The petition was lodged with the parliament by John Hancox, who has been involved in a number of community garden projects.

He has been involved in cultivating fruit trees close to the River Kelvin in Glasgow.

He said: "We identified a bit of land that was basically being used for not very much else. It's actually a really nice bit of ground.

"It's south-facing, and we planted three plum trees, which have done really well. They're all covered in plums now, which is really nice.

"Having a few fruit trees next to the Kelvin - it's a no-brainer. Why not more of this kind of thing?"

Wildlife habitats
However, some organisations named in his petition as holding large amounts of land which might be suitable for growing food told BBC Scotland there would be practical difficulties with implementing Mr Hancox's proposal.

They included RSPB Scotland, which said the land it owns is looked after specifically to promote conservation and to provide habitats for many of the country's rarest and most threatened species.

Permitting a deliberate change in management practice that would potentially devalue its suitability for those species would be against its principles as a wildlife conservation charity, it added, and would also likely be illegal.

And Scottish Natural Heritage said it was "supportive" of the idea but pointed out that its land is quite often not suitable for growing things and can be distant from communities who may be interested in it.

Comment by Randy Chatterjee on April 10, 2012 at 8:14am

The latest in Urban Market Gardens is that San Francisco is now rezoning larger city sites for food production specifically in "urban market gardens."  One of the first, Little City Gardens at 3/4 acre, has its website here. A recent short article from the SF Planning and Urban Renewal Association (SPUR) about the recent approval of Little City Gardens is also great reading.

Meanwhile, after a year-long effort by dozens of Main Street Neighbourhood urban food activists, two Village Vancouver proposals for theLittle Mountain Commons collaborative community garden on a 8000 square-foot city lot that's been empty for 10 years have been turned down.  So also rejected was a more modest proposal for Kits Point in an unused field adjacent to Vanier Park.  We are still hopeful for a new community garden in Grandview-Woodlands Village (Commercial Drive area) at Woodlands Park.  We are uncertain what portion may be allowed to be farmed collaboratively, instead of in individual small plots.
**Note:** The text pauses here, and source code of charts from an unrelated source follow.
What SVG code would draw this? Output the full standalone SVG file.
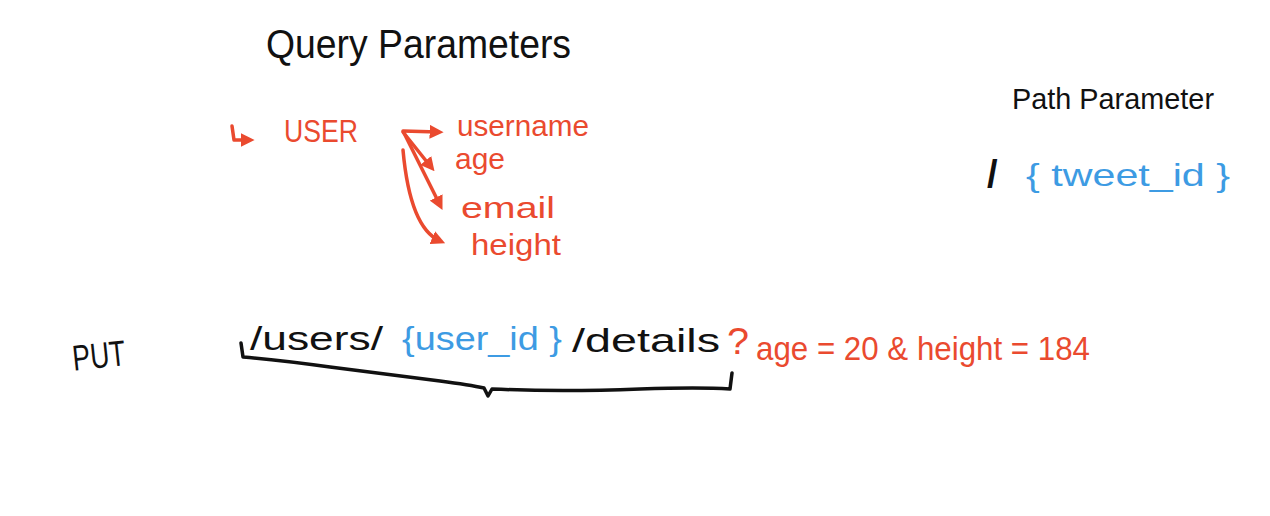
<svg xmlns="http://www.w3.org/2000/svg" width="1270" height="516" viewBox="0 0 1270 516">
<style>
text{font-family:"Liberation Sans",Arial,sans-serif}
.k{fill:#111}
.r{fill:#ea4a2f}
.b{fill:#3d9be3}
.rl{fill:none;stroke:#ea4a2f;stroke-width:3.5;stroke-linecap:round;stroke-linejoin:round}
.kl{fill:none;stroke:#111;stroke-width:3.5;stroke-linecap:round;stroke-linejoin:round}
</style>
<defs>
<marker id="ah" viewBox="0 0 10 10" refX="6" refY="5" markerWidth="4" markerHeight="4" orient="auto" markerUnits="strokeWidth">
<path d="M0,0 L10,5 L0,10 z" fill="#ea4a2f"/>
</marker>
</defs>
<rect width="1270" height="516" fill="#ffffff"/>
<g id="title-query">
<text class="k" x="266" y="58" font-size="40" textLength="305" lengthAdjust="spacingAndGlyphs">Query Parameters</text>
</g>
<g id="title-path">
<text class="k" x="1012" y="109" font-size="30" textLength="202" lengthAdjust="spacingAndGlyphs">Path Parameter</text>
</g>
<g id="path-example">
<text class="k" x="987" y="187" font-size="38" font-weight="bold">/</text>
<text class="b" x="1026" y="186" font-size="32" textLength="204" lengthAdjust="spacingAndGlyphs">{ tweet_id }</text>
</g>
<g id="user">
<text class="r" x="284" y="142" font-size="32" textLength="74" lengthAdjust="spacingAndGlyphs">USER</text>
</g>
<g id="username"><text class="r" x="457" y="136" font-size="30" textLength="132" lengthAdjust="spacingAndGlyphs">username</text></g>
<g id="age"><text class="r" x="455" y="169" font-size="30" textLength="50" lengthAdjust="spacingAndGlyphs">age</text></g>
<g id="email"><text class="r" x="461" y="218" font-size="30" textLength="94" lengthAdjust="spacingAndGlyphs">email</text></g>
<g id="height"><text class="r" x="471" y="255" font-size="30" textLength="90" lengthAdjust="spacingAndGlyphs">height</text></g>
<g id="put">
<text class="k" x="72" y="368" font-size="36" textLength="53" lengthAdjust="spacingAndGlyphs" transform="rotate(-6 98 352)">PUT</text>
</g>
<g id="url">
<text class="k" x="250" y="350" font-size="34" textLength="133" lengthAdjust="spacingAndGlyphs">/users/</text>
<text class="b" x="402" y="350" font-size="34" textLength="160" lengthAdjust="spacingAndGlyphs">{user_id }</text>
<text class="k" x="572" y="352" font-size="34" textLength="148" lengthAdjust="spacingAndGlyphs">/details</text>
<text class="r" x="727" y="354" font-size="36" textLength="22" lengthAdjust="spacingAndGlyphs">?</text>
<text class="r" x="756" y="360" font-size="34" textLength="334" lengthAdjust="spacingAndGlyphs">age = 20 &amp; height = 184</text>
</g>
<g id="connectors">
<path class="rl" d="M232,126 L234,140 L249,140" marker-end="url(#ah)"/>
<path class="rl" d="M403,131 L438,132" marker-end="url(#ah)"/>
<path class="rl" d="M403,132 L431,167" marker-end="url(#ah)"/>
<path class="rl" d="M404,133 L440,205" marker-end="url(#ah)"/>
<path class="rl" d="M403,150 Q410,228 440,241" marker-end="url(#ah)"/>
<path class="kl" d="M241,343 L243,357 Q280,360 330,367 Q400,376 440,381 Q470,385 484,388 L488,396 L492,389 Q560,392 640,389 Q700,387 730,389 L732,373"/>
</g>
</svg>
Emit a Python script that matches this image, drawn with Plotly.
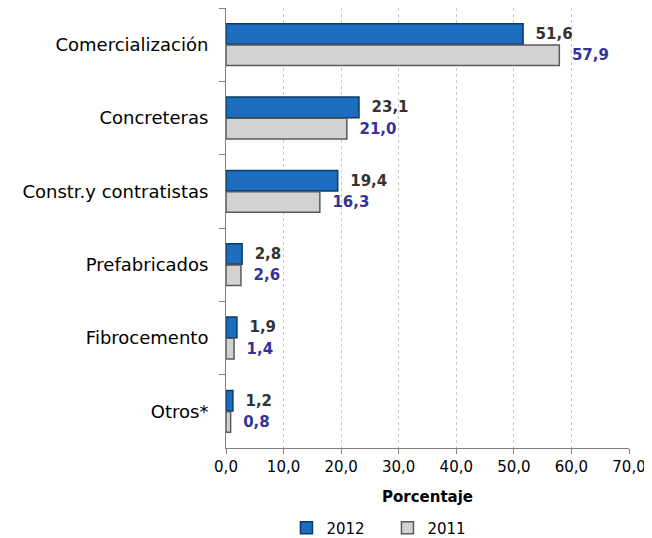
import plotly.graph_objects as go

categories = ["Comercialización", "Concreteras", "Constr.y contratistas", "Prefabricados", "Fibrocemento", "Otros*"]
values_2012 = [51.6, 23.1, 19.4, 2.8, 1.9, 1.2]
values_2011 = [57.9, 21.0, 16.3, 2.6, 1.4, 0.8]
x_ticks = [0, 10, 20, 30, 40, 50, 60, 70]

def fmt(v):
    return ("%.1f" % v).replace(".", ",")

FONT = "DejaVu Sans, Arial, sans-serif"

fig = go.Figure()
fig.add_trace(go.Bar(
    y=categories, x=values_2012, orientation="h", name="2012",
    marker=dict(color="#1c6dbf", line=dict(color="#0b3a66", width=1.5)),
    text=["  <b>" + fmt(v) + "</b>" for v in values_2012], textposition="outside",
    textfont=dict(family=FONT, size=15, color="#333333"),
    constraintext="none", cliponaxis=False,
))
fig.add_trace(go.Bar(
    y=categories, x=values_2011, orientation="h", name="2011",
    marker=dict(color="#d2d2d2", line=dict(color="#5a5a5a", width=1.5)),
    text=["  <b>" + fmt(v) + "</b>" for v in values_2011], textposition="outside",
    textfont=dict(family=FONT, size=15, color="#333399"),
    constraintext="none", cliponaxis=False,
))

fig.update_layout(
    width=644, height=530,
    margin=dict(l=218, r=23, t=0, b=90),
    barmode="group", bargap=0.42, bargroupgap=0.03,
    plot_bgcolor="white", paper_bgcolor="white",
    font=dict(family=FONT, size=15, color="#000000"),
    legend=dict(orientation="h", xref="paper", yref="container",
                x=0.15, xanchor="left", y=0.05, yanchor="top",
                entrywidth=56, font=dict(size=15, color="#000000"), traceorder="normal"),
    xaxis=dict(
        range=[0, 70], tickvals=x_ticks, ticktext=[fmt(t) for t in x_ticks],
        showgrid=True, gridcolor="#c8c8c8", griddash="dot", gridwidth=1,
        showline=True, linecolor="#808080", linewidth=1,
        ticks="outside", ticklen=5, tickcolor="#808080",
        tickfont=dict(size=15, color="#000000"),
        title=dict(text="<b>Porcentaje</b>", font=dict(size=15, color="#000000"), standoff=16),
        zeroline=False, automargin=False,
    ),
    yaxis=dict(
        autorange="reversed", showline=True, linecolor="#808080", linewidth=1,
        ticks="outside", ticklen=6, tickcolor="#808080", tickson="boundaries",
        tickfont=dict(size=18, color="#000000"), showgrid=False,
        ticklabelstandoff=13, automargin=False,
    ),
)

fig.write_html("out.html")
Comment by Hella Dee on September 5, 2011 at 2:58pm
Thanks for that Randy!
Comment by Randy Chatterjee on September 5, 2011 at 7:42am
Sharla Stolhandske of UBC has just completed her PhD dissertation on urban farming in Vancouver, its history, economic viability, and prospects.  She also makes several policy recommendations to improve Vancouver's food security and local economy.  Download and read it here.
Comment by Susanne Talkington on April 11, 2011 at 8:22pm

Hello Cylia

Thanks for the reply. You didn't even comment on the fact that I was slightly confused, so thanks for going with it! Please let me know what time the meeting is tomorrow night....have a class tomorrow night...but timing might work. I'd like to attend if possible. Also your spring fling sounds like it will be fun!

Comment by Cylia on April 10, 2011 at 4:57pm
Hi Susanne:  our event is very low key if you want to give us a try.  I know it's only a couple of weeks away. I look forward to meeting you at the April meeting which is this Tuesday.  cylia 
Comment by Susanne Talkington on April 10, 2011 at 10:10am

Hello Cylia

I had been in touch with Renee some time back to inform her that I was interested in being involved with the Underground Market, potentially as a vendor. Renee encouraged me to let the group know and to attend the next planning meeting in April. I have been thinking about it for some time now, so I'd really like to be involved in some capacity, however, not certain that I will be ready to participate as a vendor by May's spring fling event.........

Comment by Cylia on April 9, 2011 at 10:44pm
Looking for urban farmers and/or vendors who have produce/crafts/arts to sell at our May 1 spring fling event. If you're interested, email me. 
Comment by Susan Jane Bibbings on November 22, 2010 at 4:03pm
Hi! This is Susan Bibbings and I am one of the 'City Farm Girls' - glad to join.